WHAT YOU WILL DO:
Pictures stay out of the copy. Repeat exactly the lines from the first entry below through the line that contains "scale = 1e4", and nothing beyond.

MATERIALS PROVIDED:
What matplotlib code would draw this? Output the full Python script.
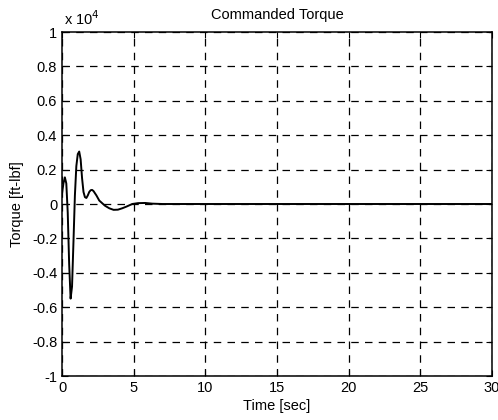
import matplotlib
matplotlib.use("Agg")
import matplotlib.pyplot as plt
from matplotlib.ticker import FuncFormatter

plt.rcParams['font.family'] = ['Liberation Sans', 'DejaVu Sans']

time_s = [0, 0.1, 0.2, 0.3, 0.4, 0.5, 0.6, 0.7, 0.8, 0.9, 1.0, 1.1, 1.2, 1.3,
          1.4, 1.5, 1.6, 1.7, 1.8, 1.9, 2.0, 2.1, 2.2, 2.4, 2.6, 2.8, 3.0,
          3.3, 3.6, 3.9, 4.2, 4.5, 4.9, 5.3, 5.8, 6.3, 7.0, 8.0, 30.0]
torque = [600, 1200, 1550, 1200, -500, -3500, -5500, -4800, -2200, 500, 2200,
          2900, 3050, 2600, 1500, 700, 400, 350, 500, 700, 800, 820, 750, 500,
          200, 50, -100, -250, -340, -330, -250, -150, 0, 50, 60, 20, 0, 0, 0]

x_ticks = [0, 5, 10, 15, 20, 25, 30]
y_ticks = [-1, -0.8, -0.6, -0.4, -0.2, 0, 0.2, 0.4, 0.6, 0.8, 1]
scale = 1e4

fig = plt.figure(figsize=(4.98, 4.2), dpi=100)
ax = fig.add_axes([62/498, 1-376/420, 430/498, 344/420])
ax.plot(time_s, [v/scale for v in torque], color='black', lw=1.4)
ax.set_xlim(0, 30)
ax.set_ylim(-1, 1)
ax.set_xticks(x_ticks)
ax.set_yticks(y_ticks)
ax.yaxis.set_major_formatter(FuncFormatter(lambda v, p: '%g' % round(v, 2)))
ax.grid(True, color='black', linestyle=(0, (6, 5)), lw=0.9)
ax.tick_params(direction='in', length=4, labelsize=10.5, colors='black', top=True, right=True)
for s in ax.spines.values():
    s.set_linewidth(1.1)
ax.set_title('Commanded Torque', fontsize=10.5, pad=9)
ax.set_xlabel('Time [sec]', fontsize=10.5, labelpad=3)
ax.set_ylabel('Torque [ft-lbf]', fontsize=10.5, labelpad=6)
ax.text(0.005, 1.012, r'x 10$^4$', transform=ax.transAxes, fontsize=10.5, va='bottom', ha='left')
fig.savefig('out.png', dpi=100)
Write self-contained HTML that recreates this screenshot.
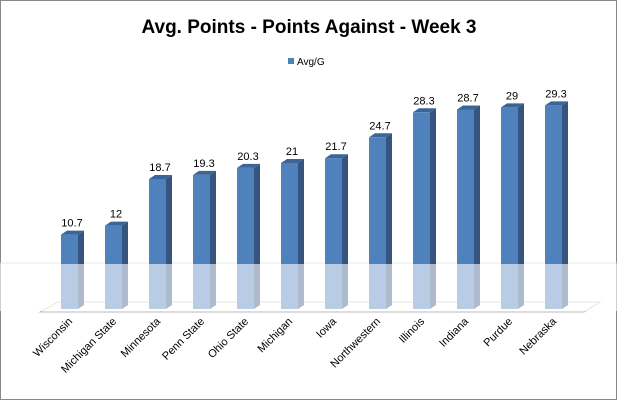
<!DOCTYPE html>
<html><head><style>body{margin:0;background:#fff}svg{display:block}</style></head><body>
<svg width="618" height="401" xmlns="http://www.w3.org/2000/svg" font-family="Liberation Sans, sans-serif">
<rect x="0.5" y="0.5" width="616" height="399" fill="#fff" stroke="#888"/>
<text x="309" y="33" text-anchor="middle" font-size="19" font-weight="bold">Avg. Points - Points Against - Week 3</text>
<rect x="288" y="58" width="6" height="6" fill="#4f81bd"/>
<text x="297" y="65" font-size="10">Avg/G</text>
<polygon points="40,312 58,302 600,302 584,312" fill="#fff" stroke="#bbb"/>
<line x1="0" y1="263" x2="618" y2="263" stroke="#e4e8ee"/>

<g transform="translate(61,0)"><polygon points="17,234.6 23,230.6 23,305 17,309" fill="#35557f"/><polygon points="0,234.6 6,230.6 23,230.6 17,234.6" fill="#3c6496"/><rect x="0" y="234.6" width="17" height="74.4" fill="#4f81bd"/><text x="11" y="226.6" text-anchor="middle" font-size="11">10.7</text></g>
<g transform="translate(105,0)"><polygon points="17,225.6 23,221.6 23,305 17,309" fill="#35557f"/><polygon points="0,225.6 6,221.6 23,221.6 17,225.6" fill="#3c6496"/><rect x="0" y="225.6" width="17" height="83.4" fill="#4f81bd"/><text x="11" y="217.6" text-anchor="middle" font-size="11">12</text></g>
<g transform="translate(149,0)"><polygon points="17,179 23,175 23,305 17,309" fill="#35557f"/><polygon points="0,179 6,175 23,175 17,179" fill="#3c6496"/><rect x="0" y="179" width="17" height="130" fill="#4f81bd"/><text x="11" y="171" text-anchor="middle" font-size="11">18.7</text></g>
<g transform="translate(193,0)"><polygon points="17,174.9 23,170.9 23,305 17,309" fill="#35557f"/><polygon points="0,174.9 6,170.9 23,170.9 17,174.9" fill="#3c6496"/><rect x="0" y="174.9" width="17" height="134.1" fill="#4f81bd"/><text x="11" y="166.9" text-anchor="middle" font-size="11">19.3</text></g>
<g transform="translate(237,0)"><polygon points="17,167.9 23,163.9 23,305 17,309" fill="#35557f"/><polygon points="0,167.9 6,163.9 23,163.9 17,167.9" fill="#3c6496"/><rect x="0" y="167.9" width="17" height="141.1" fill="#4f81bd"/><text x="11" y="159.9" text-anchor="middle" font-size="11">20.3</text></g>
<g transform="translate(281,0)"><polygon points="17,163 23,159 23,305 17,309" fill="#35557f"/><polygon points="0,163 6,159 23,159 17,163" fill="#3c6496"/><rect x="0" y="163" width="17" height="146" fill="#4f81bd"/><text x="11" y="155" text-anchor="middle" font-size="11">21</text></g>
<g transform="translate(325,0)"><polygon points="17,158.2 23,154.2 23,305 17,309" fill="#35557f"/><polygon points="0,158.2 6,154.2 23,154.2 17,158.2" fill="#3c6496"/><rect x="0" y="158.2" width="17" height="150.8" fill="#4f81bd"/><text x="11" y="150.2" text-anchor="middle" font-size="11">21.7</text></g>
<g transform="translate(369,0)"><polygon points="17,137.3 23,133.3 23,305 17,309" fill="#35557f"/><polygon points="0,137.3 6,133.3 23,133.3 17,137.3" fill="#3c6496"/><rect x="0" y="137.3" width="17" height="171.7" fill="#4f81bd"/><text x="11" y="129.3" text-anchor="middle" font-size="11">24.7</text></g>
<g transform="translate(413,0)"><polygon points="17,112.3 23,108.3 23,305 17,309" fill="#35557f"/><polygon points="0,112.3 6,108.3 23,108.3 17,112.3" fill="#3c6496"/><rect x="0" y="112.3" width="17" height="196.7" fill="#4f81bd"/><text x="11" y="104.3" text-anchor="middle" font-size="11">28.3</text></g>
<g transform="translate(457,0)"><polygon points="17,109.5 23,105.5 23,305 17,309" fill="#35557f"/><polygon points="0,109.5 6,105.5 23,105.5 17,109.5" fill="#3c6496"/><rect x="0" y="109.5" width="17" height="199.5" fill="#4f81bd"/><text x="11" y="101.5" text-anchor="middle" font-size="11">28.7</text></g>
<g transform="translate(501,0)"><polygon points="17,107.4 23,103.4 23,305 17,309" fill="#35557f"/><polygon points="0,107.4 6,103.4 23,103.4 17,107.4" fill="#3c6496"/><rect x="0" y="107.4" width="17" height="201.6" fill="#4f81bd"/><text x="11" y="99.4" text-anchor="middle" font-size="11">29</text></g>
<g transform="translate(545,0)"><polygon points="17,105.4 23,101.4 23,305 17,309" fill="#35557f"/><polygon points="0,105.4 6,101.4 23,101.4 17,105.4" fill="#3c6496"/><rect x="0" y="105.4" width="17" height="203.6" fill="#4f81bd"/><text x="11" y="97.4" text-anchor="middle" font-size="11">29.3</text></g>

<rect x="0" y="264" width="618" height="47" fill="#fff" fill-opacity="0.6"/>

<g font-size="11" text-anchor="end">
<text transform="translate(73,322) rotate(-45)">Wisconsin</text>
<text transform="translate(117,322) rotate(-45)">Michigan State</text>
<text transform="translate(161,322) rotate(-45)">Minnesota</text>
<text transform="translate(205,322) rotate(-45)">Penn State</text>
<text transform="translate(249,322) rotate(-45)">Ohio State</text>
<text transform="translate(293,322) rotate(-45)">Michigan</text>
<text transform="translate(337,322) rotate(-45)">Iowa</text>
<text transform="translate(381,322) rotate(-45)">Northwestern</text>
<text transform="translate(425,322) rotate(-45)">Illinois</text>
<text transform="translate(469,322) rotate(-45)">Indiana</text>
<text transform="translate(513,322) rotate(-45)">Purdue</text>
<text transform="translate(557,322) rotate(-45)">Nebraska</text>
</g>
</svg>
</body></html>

WORKED ANSWER:
What matplotlib code would draw this? Output the full Python script.
import matplotlib
matplotlib.use("Agg")
import matplotlib.pyplot as plt
from matplotlib.ticker import FuncFormatter

plt.rcParams['font.family'] = ['Liberation Sans', 'DejaVu Sans']

time_s = [0, 0.1, 0.2, 0.3, 0.4, 0.5, 0.6, 0.7, 0.8, 0.9, 1.0, 1.1, 1.2, 1.3,
          1.4, 1.5, 1.6, 1.7, 1.8, 1.9, 2.0, 2.1, 2.2, 2.4, 2.6, 2.8, 3.0,
          3.3, 3.6, 3.9, 4.2, 4.5, 4.9, 5.3, 5.8, 6.3, 7.0, 8.0, 30.0]
torque = [600, 1200, 1550, 1200, -500, -3500, -5500, -4800, -2200, 500, 2200,
          2900, 3050, 2600, 1500, 700, 400, 350, 500, 700, 800, 820, 750, 500,
          200, 50, -100, -250, -340, -330, -250, -150, 0, 50, 60, 20, 0, 0, 0]

x_ticks = [0, 5, 10, 15, 20, 25, 30]
y_ticks = [-1, -0.8, -0.6, -0.4, -0.2, 0, 0.2, 0.4, 0.6, 0.8, 1]
scale = 1e4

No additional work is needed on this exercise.